## start Provided data
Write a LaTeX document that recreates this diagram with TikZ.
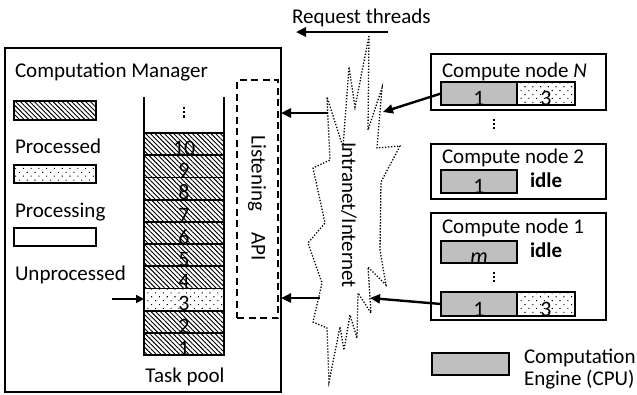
\documentclass[tikz,border=0pt]{standalone}
\usepackage{fontspec}
\setmainfont{Carlito}
\usetikzlibrary{arrows.meta,patterns.meta,fit}
\definecolor{enginegray}{RGB}{191,191,191}
\begin{document}
\begin{tikzpicture}[x=1pt,y=-1pt,
  every node/.style={inner sep=0pt, outer sep=0pt, font=\fontsize{21}{25}\selectfont},
  mgrframe/.style={draw, line width=2.2pt, inner sep=0pt},
  plainbox/.style={draw, line width=1.8pt, inner sep=0pt},
  hatchbox/.style={plainbox, pattern={Lines[angle=-45,distance=3.3pt,line width=0.95pt]}},
  dotbox/.style={plainbox, pattern={Dots[angle=45,distance=5.5pt,radius=0.75pt]}},
  cpubox/.style={plainbox, fill=enginegray},
  listenbox/.style={draw, line width=1.6pt, dash pattern=on 7pt off 4.5pt, inner sep=0pt},
  netline/.style={draw, line width=1.3pt, dash pattern=on 1.3pt off 1.7pt},
  reqarrow/.style={line width=2.4pt, -{Triangle[length=10pt,width=9pt]}},
  ptrarrow/.style={line width=2pt, -{Triangle[length=8pt,width=8pt]}},
  num/.style={anchor=base, font=\fontsize{22}{26}\selectfont},
  dotmark/.style={fill, minimum size=2.6pt, inner sep=0pt},
]
\useasboundingbox (0,0) rectangle (637,394);

% ---------------- Computation manager ----------------
\node[mgrframe, fit={(5,48) (281,392)}] (mgr) {};
\node[anchor=base west] (mgrtitle) at (15,77) {Computation Manager};

% legend
\node[hatchbox, fit={(14,101) (96,120)}] (lgdone) {};
\node[anchor=base west] (lgdonetext) at (15,153) {Processed};
\node[dotbox, fit={(14,165) (96,183)}] (lgbusy) {};
\node[anchor=base west] (lgbusytext) at (15,217) {Processing};
\node[plainbox, fit={(14,228) (96,246)}] (lgfree) {};
\node[anchor=base west] (lgfreetext) at (15,280) {Unprocessed};

% task pool
\foreach \k in {1,...,10}{
  \pgfmathsetmacro\yb{355-(\k-1)*22.2}
  \pgfmathsetmacro\yt{355-\k*22.2}
  \ifnum\k=3 \tikzset{cellfill/.style={dotbox}}\else\tikzset{cellfill/.style={hatchbox}}\fi
  \node[cellfill, fit={(144,\yt) (224,\yb)}] (c\k) {};
  \node[num] (n\k) at (184,\yb+0.3) {\k};
}
\coordinate (wallL) at (144,97);
\coordinate (wallR) at (224,97);
\draw[line width=1.8pt] (wallL) -- (c10.north west);
\draw[line width=1.8pt] (wallR) -- (c10.north east);
% vertical ellipsis above the pool
\coordinate (pooldots) at (184,112);
\foreach \d in {-4.2,0,4.2}
  \node[dotmark] at ([yshift=\d pt]pooldots) {};
\node[anchor=base] (pooltext) at (185,382) {Task pool};

\coordinate (ptr) at (112,299);
\draw[ptrarrow] (ptr) -- (ptr -| c3.west);

% listening API
\node[listenbox, fit={(237,80) (278,318)}] (api) {};
\node[rotate=-90] (apitext) at (257,198) {Listening\quad API};

% ---------------- network ----------------
\draw[netline] (369,36) -- (355,107) -- (349,67) -- (343,147) -- (327,97)
  -- (330,160) -- (313,168) -- (325,223) -- (308,243) -- (322,283)
  -- (313,322) -- (327,328) -- (329,382) -- (340,327) -- (344,350)
  -- (350,315) -- (357,338) -- (358,293) -- (371,313) -- (368,267)
  -- (386,285) -- (380,250) -- (381,182) -- (400,146) -- (377,148)
  -- (382,88) -- (368,130) -- cycle;
\node[rotate=-90] (nettext) at (349,215) {Intranet/Internet};

\coordinate (rqtail) at (388,32);
\coordinate (rqhead) at (296,32);
\draw[reqarrow] (rqtail) -- (rqhead);
\node[anchor=base west] (rqtext) at (292,23) {Request threads};

% ---------------- compute nodes ----------------
% node N
\node[plainbox, fit={(431,54) (606,110)}] (nodeN) {};
\node[anchor=base west] (nodeNtitle) at (442,77) {Compute node \textit{N}};
\node[cpubox, fit={(441,82) (517,105)}] (eN) {};
\node[dotbox, fit={(517,82) (575,105)}] (tN) {};
\node[num] (eNnum) at (479,105) {1};
\node[num] (tNnum) at (546,105) {3};
\coordinate (nodedots) at (494,124);
\foreach \d in {-4,0,4}
  \node[dotmark] at ([yshift=\d pt]nodedots) {};

% node 2
\node[plainbox, fit={(431,144) (606,199)}] (node2) {};
\node[anchor=base west] (node2title) at (442,163) {Compute node 2};
\node[cpubox, fit={(441,170) (517,193)}] (e2) {};
\node[num] (e2num) at (479,193) {1};
\node[anchor=base west, font=\fontsize{21}{25}\selectfont\bfseries] (idle2) at (530,187) {idle};

% node 1
\node[plainbox, fit={(431,213) (606,320)}] (node1) {};
\node[anchor=base west] (node1title) at (442,233) {Compute node 1};
\node[cpubox, fit={(441,241) (517,263)}] (e1m) {};
\node[num] (e1mnum) at (479,263) {\textit{m}};
\node[anchor=base west, font=\fontsize{21}{25}\selectfont\bfseries] (idle1) at (530,257) {idle};
\coordinate (enginedots) at (494,277);
\foreach \d in {-4,0,4}
  \node[dotmark] at ([yshift=\d pt]enginedots) {};
\node[cpubox, fit={(441,292) (517,316)}] (e1a) {};
\node[dotbox, fit={(517,292) (575,316)}] (t1a) {};
\node[num] (e1anum) at (479,316) {1};
\node[num] (t1anum) at (546,316) {3};

% legend for engines
\node[cpubox, fit={(432,353) (509,375)}] (lgcpu) {};
\node[anchor=base west] (cpu1) at (524,363.5) {Computation};
\node[anchor=base west] (cpu2) at (524,385) {Engine (CPU)};

% ---------------- request arrows ----------------
\coordinate (netN) at (383,112);
\draw[reqarrow] (eN.west) -- (netN);
\coordinate (netA) at (328,113);
\draw[reqarrow] (netA) -- (netA -| mgr.east);
\coordinate (netB) at (320,298);
\draw[reqarrow] (netB) -- (netB -| mgr.east);
\coordinate (net1) at (370,298);
\draw[reqarrow] (e1a.west) -- (net1);
\end{tikzpicture}
\end{document}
## end Provided data
◆ What you need to do: Repeat only the lines from the beginning of the material through the line containing "west] (lgfreetext) at", both ends kept, leaving pictures out.

◆ The answer:
Write a LaTeX document that recreates this diagram with TikZ.
\documentclass[tikz,border=0pt]{standalone}
\usepackage{fontspec}
\setmainfont{Carlito}
\usetikzlibrary{arrows.meta,patterns.meta,fit}
\definecolor{enginegray}{RGB}{191,191,191}
\begin{document}
\begin{tikzpicture}[x=1pt,y=-1pt,
  every node/.style={inner sep=0pt, outer sep=0pt, font=\fontsize{21}{25}\selectfont},
  mgrframe/.style={draw, line width=2.2pt, inner sep=0pt},
  plainbox/.style={draw, line width=1.8pt, inner sep=0pt},
  hatchbox/.style={plainbox, pattern={Lines[angle=-45,distance=3.3pt,line width=0.95pt]}},
  dotbox/.style={plainbox, pattern={Dots[angle=45,distance=5.5pt,radius=0.75pt]}},
  cpubox/.style={plainbox, fill=enginegray},
  listenbox/.style={draw, line width=1.6pt, dash pattern=on 7pt off 4.5pt, inner sep=0pt},
  netline/.style={draw, line width=1.3pt, dash pattern=on 1.3pt off 1.7pt},
  reqarrow/.style={line width=2.4pt, -{Triangle[length=10pt,width=9pt]}},
  ptrarrow/.style={line width=2pt, -{Triangle[length=8pt,width=8pt]}},
  num/.style={anchor=base, font=\fontsize{22}{26}\selectfont},
  dotmark/.style={fill, minimum size=2.6pt, inner sep=0pt},
]
\useasboundingbox (0,0) rectangle (637,394);

% ---------------- Computation manager ----------------
\node[mgrframe, fit={(5,48) (281,392)}] (mgr) {};
\node[anchor=base west] (mgrtitle) at (15,77) {Computation Manager};

% legend
\node[hatchbox, fit={(14,101) (96,120)}] (lgdone) {};
\node[anchor=base west] (lgdonetext) at (15,153) {Processed};
\node[dotbox, fit={(14,165) (96,183)}] (lgbusy) {};
\node[anchor=base west] (lgbusytext) at (15,217) {Processing};
\node[plainbox, fit={(14,228) (96,246)}] (lgfree) {};
\node[anchor=base west] (lgfreetext) at (15,280) {Unprocessed};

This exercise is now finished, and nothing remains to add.